Avoiding a Fatal Attraction
Alexander E. Braun, Senior Editor -- Semiconductor International, 12/19/2007 7:00:00 AM
Before high-throughput multi-step manufacturing of nanoscale devices can be realized, it will be necessary to achieve reproducible alignment and registration between the template containing the nanoscale elements and the substrate onto which those elements are to be transferred. Researchers in the Center for High-Rate Nanomanufacturing (CHN, Boston), sponsored by the National Science Foundation (NSF, Arlington, Va.), are working on methods to reproducibly align these two surfaces. One of these methods uses “molecular guides,” where the template is brought into close proximity (~10 nm) using conventional positioning devices, such as stepper motors and piezoelectric actuators, and the final, most delicate alignment step is accomplished through the use of intermolecular attraction forces between molecules adsorbed on matching regions of the two surfaces.
CHN researchers from the University of Massachusetts Lowell (Lowell, Mass.), Northeastern University (Boston) and the University of New Hampshire (Durham, N.H.) are exploring the use of self-assembled monolayers, which can be oriented and organized on gold and silicon surfaces to serve as molecular guides. Chemistry professor James Whitten and his students at the University of Massachusetts Lowell are attempting to achieve attractive forces by using molecules that attract each other via hydrogen bonding, dipole-dipole interactions or ion-dipole interactions. An atomic force microscope (AFM) is being used to measure the nature and range of attraction between two monolayer-covered surfaces. “By measuring the ‘jump-in’ and adhesive forces as a function of distance between a functionalized AFM tip and surface,” Whitten said, “we’re optimizing the types of functional groups used to achieve long-range, yet reversible attraction.” Examples of molecular systems that are being investigated include fluorinated alkanethiols with strong dipole moments and alkanethiols terminated in protonated amines. The goal is to achieve matching patches on the substrate and template that would be functionalized with molecules that would attract each other, such that when they are brought close enough (within 10 nm), the intermolecular forces take over and line up the substrate and template.
“We’re doing very fundamental studies,” Whitten said. “We’re not actually using a substrate and template. Instead, what we’re trying to do is identify the molecules that could be used for these intermolecular attractions, and understand the attractive and pull-off forces when two molecules are brought into close proximity. By functionalizing the AFM’s tip, we can bring it down to surfaces in close proximity and measure force as a function of distance. We’re using gold-coated tips that we’ve functionalized with alkanethiols and exploring a variety of different functional groups at the end of the alkanethiols that are both on the tip and substrate.”
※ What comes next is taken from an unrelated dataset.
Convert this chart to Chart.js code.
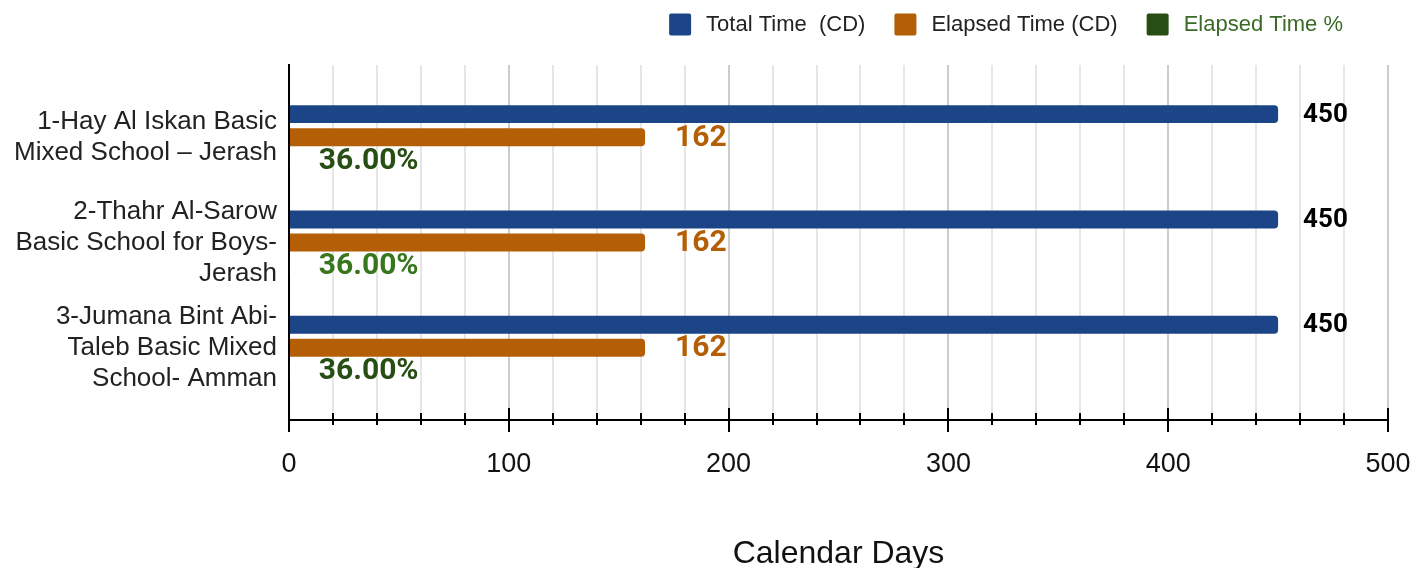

There is a downside to achieving the sought-after long-range attraction. It cannot be too attractive, because otherwise it becomes impossible to separate the elements and reuse the guides. “We have been working with molecules that have a strong dipole-dipole interaction, as well as exploring hydrogen bonding interactions,” Whitten said, adding that they are energetically pursuing ion-dipole interaction. “Some of the molecules we’ve been dealing with are fluorinated alkanethiols that would have a strong dipole pointing out from the surface. Then, on the other surface, we would have something such as an ammonium ion [NH4+].”
Although the CHN researchers have been able to achieve strong attraction with other systems, none have yet proven to be fully reversible. “We have done some work in solutions, some in air,” Whitten said. “As of now, we have achieved the kind of long-range attraction that we need with that system. In another system, we’ve been able to find a strong adhesive force. When the two surfaces are brought into close proximity, there is an attractive regime and, once they’re together, there’s strong adhesive force. This was accomplished by using a silicon surface with an alkanethiol on top that bonds to a mating gold region. But that surface, it turns out, has some irreversibility.”
The effort continues to isolate a chemistry with a strong long-range attraction, which is also reversible. While the work so far has used commercially available molecules, it appears likely that some very special ones may have to be synthesized. “We’re not giving up,” Whitten said. “We know that it is doable.”